Reliance, alliance, déliance
Je voudrais aborder ici trois axiomes sociologiques qui ont été fragilisés. La première est celle de la reliance psychologique et sociale. Il s’agit de l’harmonie dans le lien que l’on entretient avec soi-même et avec les autres. Ces dimensions ont été questionnées par la problématique de la distanciation sociale. La crise a aussi impacté d’autres axes de reliance : physique avec notre corps, culturelle, écologique avec la nature et spirituelle ou religieuse …
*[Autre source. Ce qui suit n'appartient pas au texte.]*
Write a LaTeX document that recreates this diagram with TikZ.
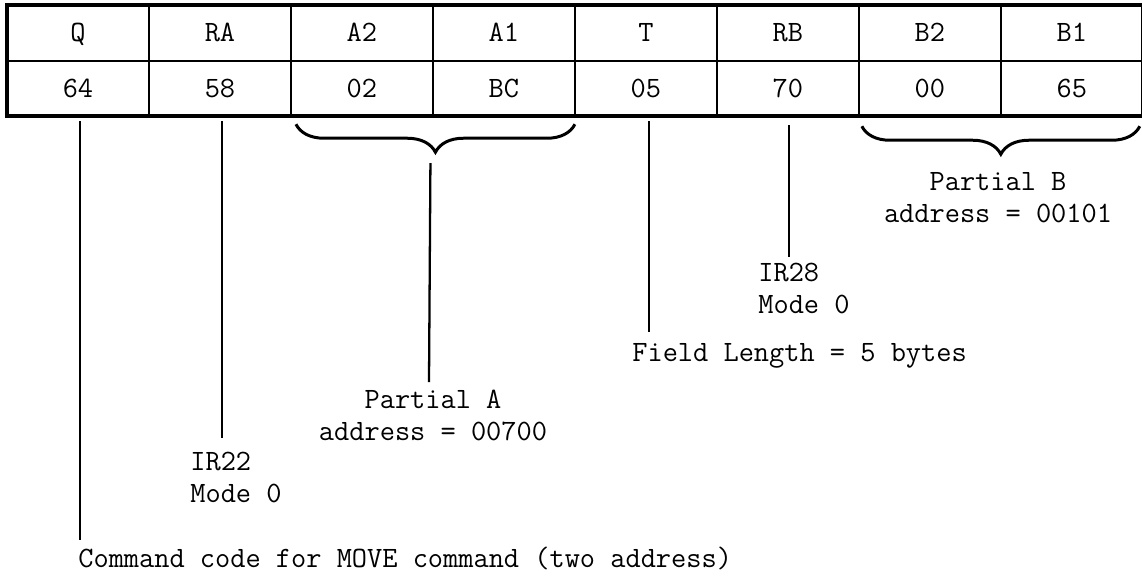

La deuxième notion, est celle de l’alliance, ce besoin que l’on ressent de se lier aux autres et qui, chacun le ressent, est mis à mal dans le contexte actuel. Le troisième concept, c’est la déliance, c’est-à-dire la coupure entre soi et les autres, la rupture. La mort en est la réalité ultime. N’oublions pas que pas mal de couples se sont séparés durant cette crise, les violences intrafamiliales ont parfois affecté des enfants, les relations employeurs-employés, enseignants-enseignés ont été modifiées, etc. La préservation des rapports humains avec les autres demande une adaptation continue. Si nos cartes de banque sont désormais sans contact, il est facile de constater qu’une réelle fracture sociale et numérique ne comble pas notre besoin de vraies relations. Un climat général d’érosion du lien social technicisé capte nos habitudes et nos comportements.
Notre monde a grand besoin d’une politique relationnelle basée sur le contact, la confiance et la présence. Le contact et le lien seront nos remèdes ».